Terrible Two’s or Terrific Toddlers?
I know………everybody seems to claim that toddlers who hit the age of two suddenly become difficult and demanding.
You know, they are demanding, they throw temper tantrums, they grab everything they see, and they seem to have fallen in love with saying the word, “NO!”.
Although some of these behaviors do happen during this stage of development, it doesn’t mean that these years have to become an unbearable nightmare that leads every parent into psychological therapy.
Raising children of any age is challenging. Although children are a tremendous gift, they can also be a test of our patience. It’s just part of being a parent. If children were born with the innate ability to handle life, where would the fun be?
Do You have a Toddler Who is a Picky Eater? Tips and Trick from Maggie Manion, Child Development Expert
Most parents love to hold their children and love on them as much as possible.
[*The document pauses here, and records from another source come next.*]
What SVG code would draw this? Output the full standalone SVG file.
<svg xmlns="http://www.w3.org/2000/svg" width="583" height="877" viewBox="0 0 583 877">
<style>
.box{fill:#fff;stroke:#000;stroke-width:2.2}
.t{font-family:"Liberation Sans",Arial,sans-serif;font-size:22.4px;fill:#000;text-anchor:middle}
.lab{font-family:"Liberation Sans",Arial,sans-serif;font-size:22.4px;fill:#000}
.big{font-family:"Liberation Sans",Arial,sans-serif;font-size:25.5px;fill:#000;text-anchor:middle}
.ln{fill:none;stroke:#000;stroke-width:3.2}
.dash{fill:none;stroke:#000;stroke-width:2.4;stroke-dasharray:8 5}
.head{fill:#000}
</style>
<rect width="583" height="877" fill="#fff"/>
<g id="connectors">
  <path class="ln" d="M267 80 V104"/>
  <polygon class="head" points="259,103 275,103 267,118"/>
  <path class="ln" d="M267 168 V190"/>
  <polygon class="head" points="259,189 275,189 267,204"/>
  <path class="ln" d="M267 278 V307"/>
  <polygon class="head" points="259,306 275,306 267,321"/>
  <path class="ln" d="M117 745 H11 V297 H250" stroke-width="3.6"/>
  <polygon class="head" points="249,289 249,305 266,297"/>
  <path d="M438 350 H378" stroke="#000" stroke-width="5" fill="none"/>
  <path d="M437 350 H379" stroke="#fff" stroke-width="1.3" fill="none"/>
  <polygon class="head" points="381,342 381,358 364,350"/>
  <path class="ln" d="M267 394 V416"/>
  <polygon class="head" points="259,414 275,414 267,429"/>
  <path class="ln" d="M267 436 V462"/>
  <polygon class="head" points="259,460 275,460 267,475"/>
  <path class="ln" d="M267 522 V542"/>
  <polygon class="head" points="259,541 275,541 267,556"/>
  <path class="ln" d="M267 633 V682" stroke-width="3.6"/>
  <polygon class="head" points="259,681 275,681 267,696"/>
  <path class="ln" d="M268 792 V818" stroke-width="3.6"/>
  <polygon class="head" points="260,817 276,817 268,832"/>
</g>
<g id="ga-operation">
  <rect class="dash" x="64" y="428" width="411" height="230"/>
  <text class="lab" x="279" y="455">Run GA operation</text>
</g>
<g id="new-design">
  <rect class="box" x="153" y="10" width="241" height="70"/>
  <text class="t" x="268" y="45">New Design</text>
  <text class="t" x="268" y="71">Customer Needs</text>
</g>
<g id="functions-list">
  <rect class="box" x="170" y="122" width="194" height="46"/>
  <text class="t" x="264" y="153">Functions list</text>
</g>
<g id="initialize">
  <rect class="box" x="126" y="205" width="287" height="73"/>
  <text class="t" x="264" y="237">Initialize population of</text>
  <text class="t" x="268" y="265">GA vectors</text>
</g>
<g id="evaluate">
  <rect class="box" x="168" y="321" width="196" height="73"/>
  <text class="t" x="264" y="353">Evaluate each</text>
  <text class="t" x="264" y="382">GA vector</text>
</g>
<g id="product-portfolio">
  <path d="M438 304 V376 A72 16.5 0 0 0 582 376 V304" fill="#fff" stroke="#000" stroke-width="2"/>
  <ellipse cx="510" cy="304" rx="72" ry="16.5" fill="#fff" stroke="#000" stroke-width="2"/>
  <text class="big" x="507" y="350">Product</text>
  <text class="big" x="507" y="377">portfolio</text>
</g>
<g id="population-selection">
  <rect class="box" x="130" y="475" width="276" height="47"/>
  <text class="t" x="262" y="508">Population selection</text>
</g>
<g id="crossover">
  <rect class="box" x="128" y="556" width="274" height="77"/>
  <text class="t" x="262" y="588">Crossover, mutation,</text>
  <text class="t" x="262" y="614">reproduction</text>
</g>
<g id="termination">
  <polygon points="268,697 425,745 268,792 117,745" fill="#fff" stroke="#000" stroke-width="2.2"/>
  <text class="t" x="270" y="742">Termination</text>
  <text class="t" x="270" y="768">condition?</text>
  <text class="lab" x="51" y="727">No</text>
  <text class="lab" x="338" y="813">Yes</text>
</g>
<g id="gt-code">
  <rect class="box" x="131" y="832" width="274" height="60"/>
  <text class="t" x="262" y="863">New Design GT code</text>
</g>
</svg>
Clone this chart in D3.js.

Is there any greater word in the English language than “daddy” or “mommy”? Yet, just as parents enjoy the sweet dependence of their children, they must also endure the immature emotions of those same kids.
A writer could easily write an entire book about how to effectively parent a two-year-old child. Unfortunately, space does not allow for such depth.
Here are some important tips for parents who find themselves parenting a “terrible two”:
Toddlers desperately need to know the boundaries of their household. They will certainly fight against these boundaries and do their very best to cross these boundaries but it is ESSENTIAL that a parent be consistent with the household rules.
Many times, a toddler will test the boundaries simply to see if that parent can be trusted to keep them. I know this sounds so advanced and even devious but it’s not. It’s just a toddler’s way of seeing if mom and dad are worthy of their respect. Parents cannot give in to the tantrums, tears, and pleadings of their toddlers.
If a parent sets a healthy boundary then they must keep it consistently. This will do wonders for the toddler’s feeling of security in the home and with his/her parents.
The structure is also something that can really help toddlers to be secure. Having a daily schedule cuts down on anxiety and insecurities that can invade the psyche of a toddler. Meal times, nap times, play times, tv time (limited), bath times, and bedtimes all allow the toddler to feel secure that they are being cared for every day.
This doesn’t mean that a parent cannot deviate from this schedule occasionally. However, having a set schedule for the majority of the time can really help a two-year-old to relax and know their place is secure.
It’s true that toddlers are not always easy to handle. They really do grab whatever they can and make messes as much as possible. It’s just the way it is. Parents need to educate themselves on what is normal behavior for the stage their child is in and then set their expectations based on that stage. Don’t expect a two-year-old to be as responsible as a ten-year-old.
Toddlers usually follow the saying, “monkey see/monkey do”. They really learn a lot from watching the behaviors and attitudes of those around them;, especially parents. Therefore, parents must do their best to model the behaviors and attitudes they want their children to repeat. One area of special concern is the parent’s ability to calm themselves down under pressure.
The way parents handle life-stress will also be the way their children learn to handle stress. If a parents panic or loses control under pressure, how can they expect their toddler to control their emotions?
Of course, as challenging as toddlers are, they need LOTS of love from both mom and dad. This includes hugs, kisses, appropriate touch, tickling, playing, giving baths, and stories at bedtime. Parents should do their best to spend at least 20-30 minutes every day with their toddler, doing things the toddler wants to do.
Getting on the floor and playing with your toddler will go a long way to helping that child to feel loved and appreciated. Normally, this investment will also increase the parent’s ability to discipline that child later.
Hey, enjoy the toddler years.
Really………it can be done. I promise. Drink in all the great moments of these years.
Hold your toddler whenever you can.
Kiss them often.
Spend quality time with them.
Remember, these years won’t last forever……….thank heaven.
Margie wants you to know that, "I am very passionate about what I do. I know that parenting is the hardest and most important job in the world! I would like to reach as many parents as possible to help them to take extra steps to make their parenting experience a positive one! There is no such thing as the "perfect parent" it is an ongoing process and it is never to late to try something new!"